Hartshorne 一章, 問題2.11

Linear Varieties in $\mathbb{P}^n$. A hypersurface defined by a linear polynomial is called a hyperplane.

1. Show that the following two conditions are equivalent for a variety $Y$ in $\mathbb{P}^n$:
1. $I(Y)$ can be generated by linear polynomials.
2. $Y$ can be written as an intersection of hyperplanes.

In this case we say that $Y$ is a linear variety in $\mathbb{P}^n$.

2. If $Y$ is a linear variety of dimension $r$ in $\mathbb{P}^n$, show that $I(Y)$ is minimally generated by $n - r$ linear polynomials.
3. Let $Y,Z$ be linear varieties in $\mathbb{P}^n$, with $\dim Y = r, \dim Z = s$. If $r+s-n\ge0$, then $Y \cap Z \ne \emptyset$. Furthermore, if $Y \cap Z \ne \emptyset$, then $Y \cap Z$ is a linear variety of dimension $\ge r + s - n$.

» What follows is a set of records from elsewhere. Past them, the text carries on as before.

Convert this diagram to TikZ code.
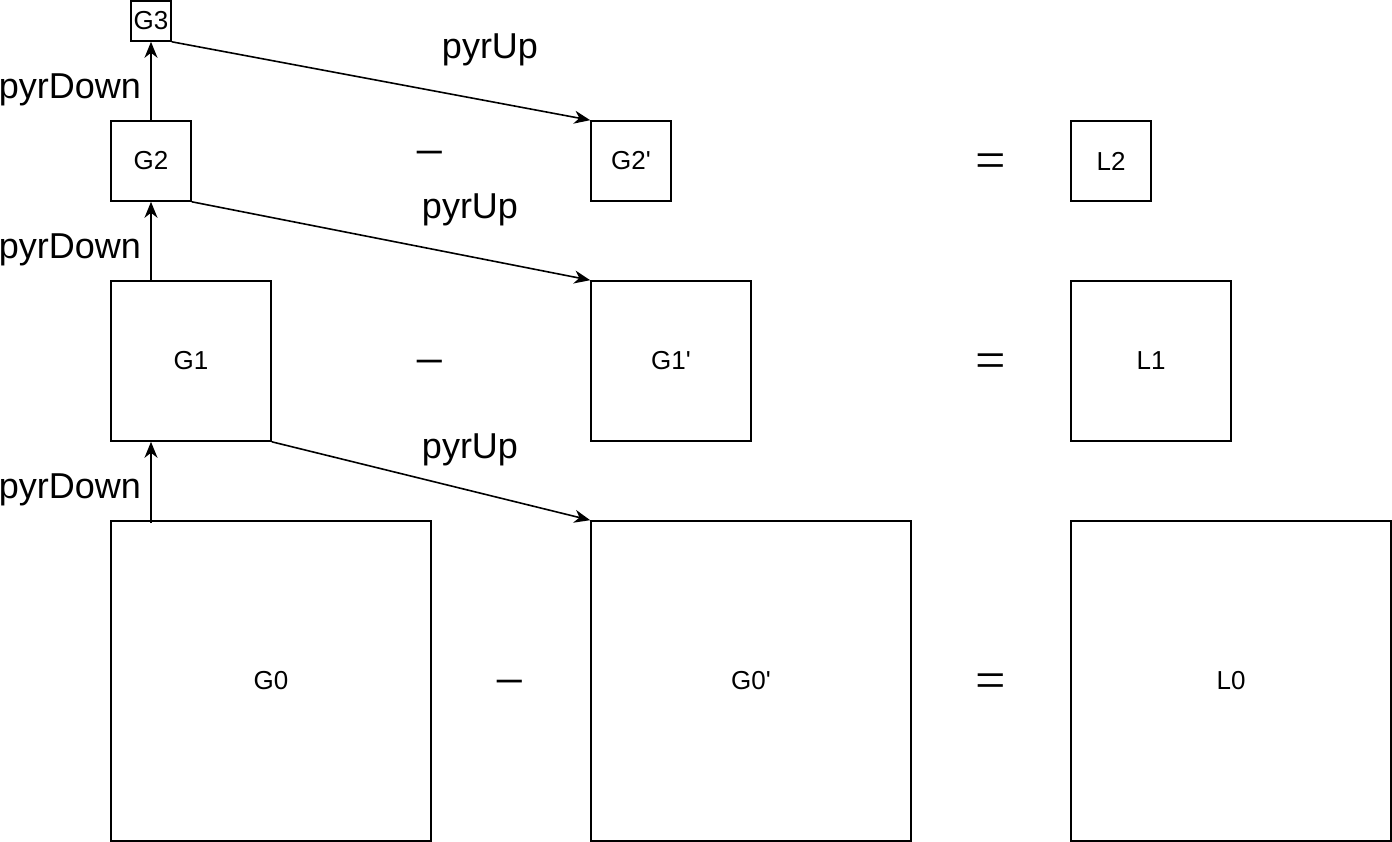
\documentclass[tikz,border=0pt]{standalone}
\usepackage{fontspec}
\setmainfont{Liberation Sans}
\newfontfamily\opfont{Liberation Serif}
\usetikzlibrary{arrows.meta}
\begin{document}
\begin{tikzpicture}[x=1pt,y=-1pt,
  box/.style={draw,line width=1.6pt,minimum width=#1,minimum height=#1,inner sep=0pt,font=\fontsize{26}{30}\selectfont},
  arr/.style={line width=1.6pt,-{Stealth[length=16pt,width=13pt,inset=5pt]}},
  lbl/.style={font=\fontsize{36}{42}\selectfont,inner sep=0pt},
  op/.style={font=\opfont\fontsize{54}{58}\selectfont,inner sep=0pt}]
\useasboundingbox (0,0) rectangle (1392,842);
\node[box=40pt] (G3) at (151,21) {G3};
\node[box=80pt] (G2) at (151,161) {G2};
\node[box=80pt] (G2p) at (631,161) {G2\textquotesingle};
\node[box=80pt] (L2) at (1111,161) {L2};
\node[box=160pt] (G1) at (191,361) {G1};
\node[box=160pt] (G1p) at (671,361) {G1\textquotesingle};
\node[box=160pt] (L1) at (1151,361) {L1};
\node[box=320pt] (G0) at (271,681) {G0};
\node[box=320pt] (G0p) at (751,681) {G0\textquotesingle};
\node[box=320pt] (L0) at (1231,681) {L0};
\coordinate (g0top) at (151,523);
\draw[arr] (G2.north) -- (G3.south);
\draw[arr] (G2.south |- G1.north) -- (G2.south);
\draw[arr] (g0top) -- (g0top |- G1.south);
\draw[arr] (G3.south east) -- (G2p.north west);
\draw[arr] (G2.south east) -- (G1p.north west);
\draw[arr] (G1.south east) -- (G0p.north west);
\node[lbl] (d2) at (70,90) {pyrDown};
\node[lbl] (d1) at (70,250) {pyrDown};
\node[lbl] (d0) at (70,490) {pyrDown};
\node[lbl] (u2) at (490,50) {pyrUp};
\node[lbl] (u1) at (470,210) {pyrUp};
\node[lbl] (u0) at (470,450) {pyrUp};
\node[op] (m2) at (430,160.5) {−};
\node[op] (m1) at (430,369.5) {−};
\node[op] (m0) at (510,689.5) {−};
\node[op] (e2) at (991,166) {=};
\node[op] (e1) at (991,366) {=};
\node[op] (e0) at (991,686) {=};
\end{tikzpicture}
\end{document}
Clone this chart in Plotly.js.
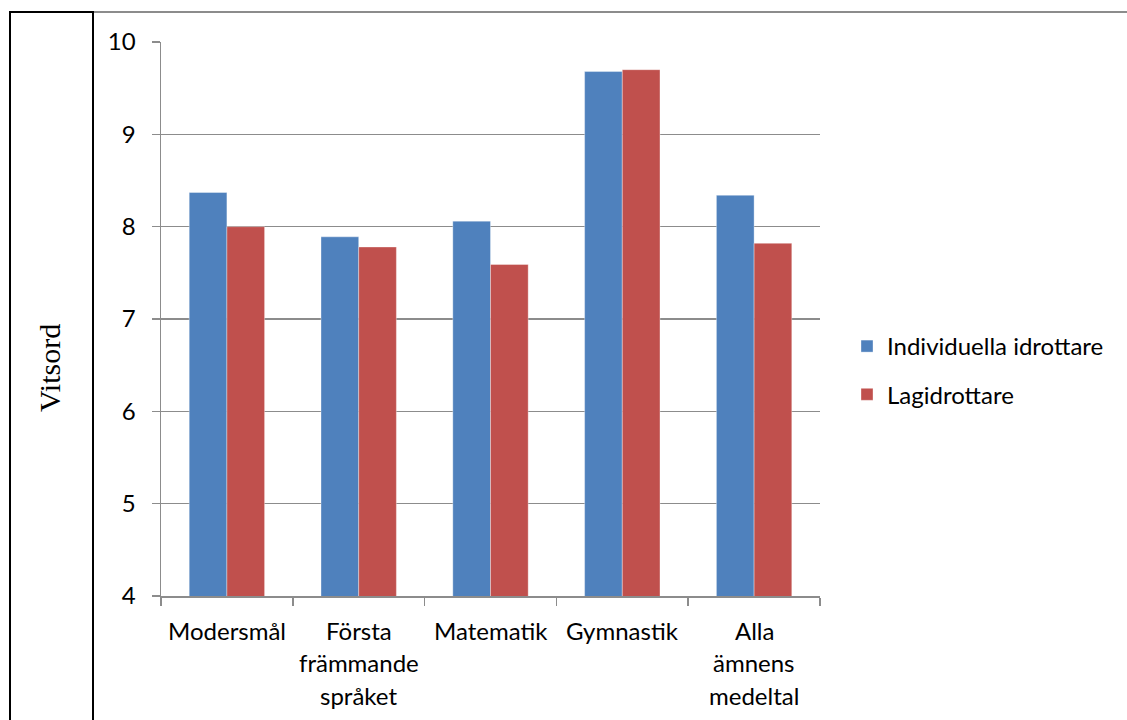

Proof of a. $I(Y) = \langle f_1,\ldots,f_r \rangle$ for $f_i$ linear implies $Y = Z(f_1) \cap \cdots \cap Z(f_r)$ for $Z(f_i)$ hyperplanes. If $Y = H_1 \cap \cdots \cap H_r$, then $I(Y) = I(H_1 \cap \cdots \cap H_r) = \langle I(H_1),\ldots,I(H_r) \rangle$, where we note each $I(H_i)$ is a linear polynomial. Note we can drop the radical since our generators are linear.

Proof of b. Suppose $I(Y)$ can be generated by $r+1$, i.e., $\dim S(Y) > r+1$. By Problem $2.6$ this implies $\dim Y > r$, a contradiction.

Proof of c. Consider their respective affine cones $C(Y),C(Z)$; they have dimension $r+1,s+1$ respectively by Problem 2.10. Then, their intersection in $\mathbb{A}^{n+1}$ has dimension $\ge (r+1) + (s+1) - (n+1) = r + s - n + 1 \ge 1$ by the hypothesis $r + s - n \ge 0$. Since $C(Y) \cap C(Z) = C(Y \cap Z)$, we finally have that $\dim Y \cap Z \ge r + s - n$ by Problem 2.10. $Y \cap Z$ is linear by a.